With this petition, we are reminding local, regional, and national governments of their obligation to protect us from further harm to the environment and biosphere and to meet their civic responsibility towards our communities and their duty of care.
Courts worldwide are defining governments’ and companies’ duty of care for climate change as well as the extraterritorial responsibility of governments for climate harm. The courts increasingly recognize climate change as a human rights issue and judges are ordering states and companies to enact ambitious climate policies.
The latest report from the United Nations Intergovernmental Panel on Climate Change (IPCC) warns that we are falling behind in the race against global warming. To avoid the worst, we must use every tool available to reduce carbon emissions and prevent the threatened ecological and social-economic disaster.
Our communities are threatened by the continued destruction of the local environment and biosphere from real estate development. To protect us from further harm, we are now compelled to take immediate action to pressure our governments to prevent the negative environmental impacts from such projects.
The science-driven report warns that climate breakdown is happening more quickly than anticipated and that much of the planet will soon become uninhabitable. It emphasizes the urgent need for radical climate action to stay in a climate safety zone and to accelerate transformational adaptation measures.
Communities must integrate circularity in development projects, to accelerate the shift to a circular economy.
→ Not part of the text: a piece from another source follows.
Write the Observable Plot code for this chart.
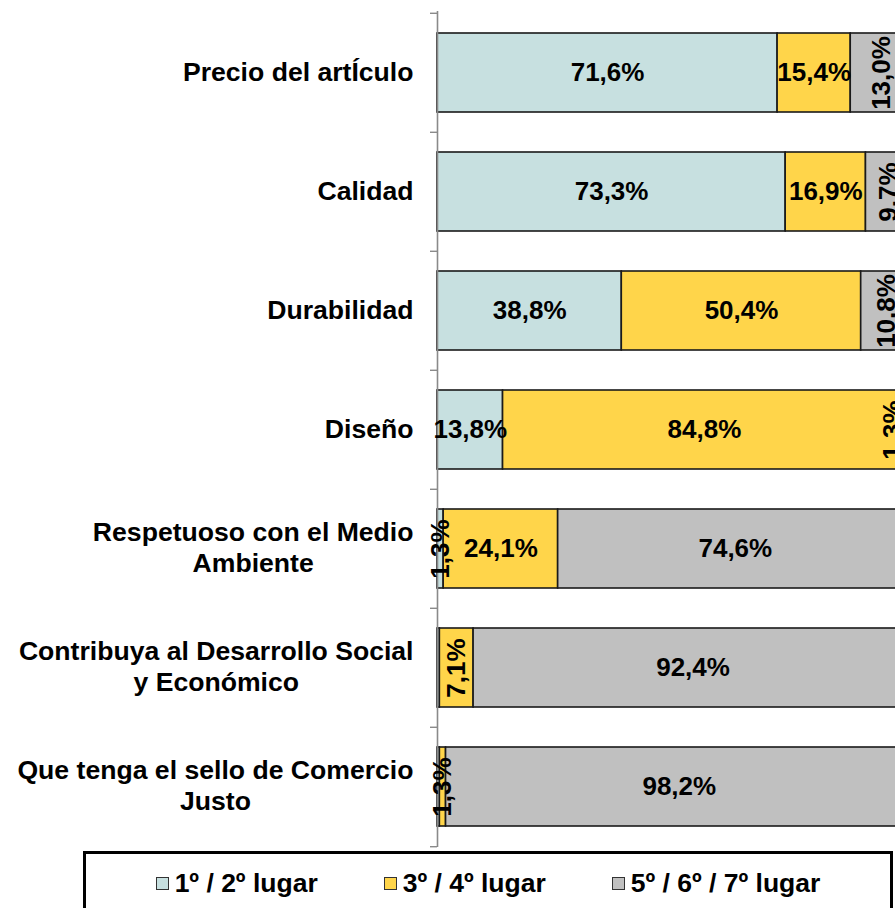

By integrating circularity into build and infrastructure approvals, sustainable development and operation of the built environment will be encouraged.
There are frameworks and guidance for cities and other government bodies to develop a strategy, action plan, and policies in response to the climate emergency, such as the "City Policy Framework for Dramatically Reducing Embodied Carbon" and the "GlobalABC Roadmap for Buildings and Construction: Towards a Zero-Emission, Efficient and Resilient Buildings and Construction Sector". They suggest what cities can do, how to do it, and what the most carbon-reducing, cost-effective, easiest-to-implement, and enforceable policies are that could be adopted to initiate and accelerate the transition to low-carbon construction.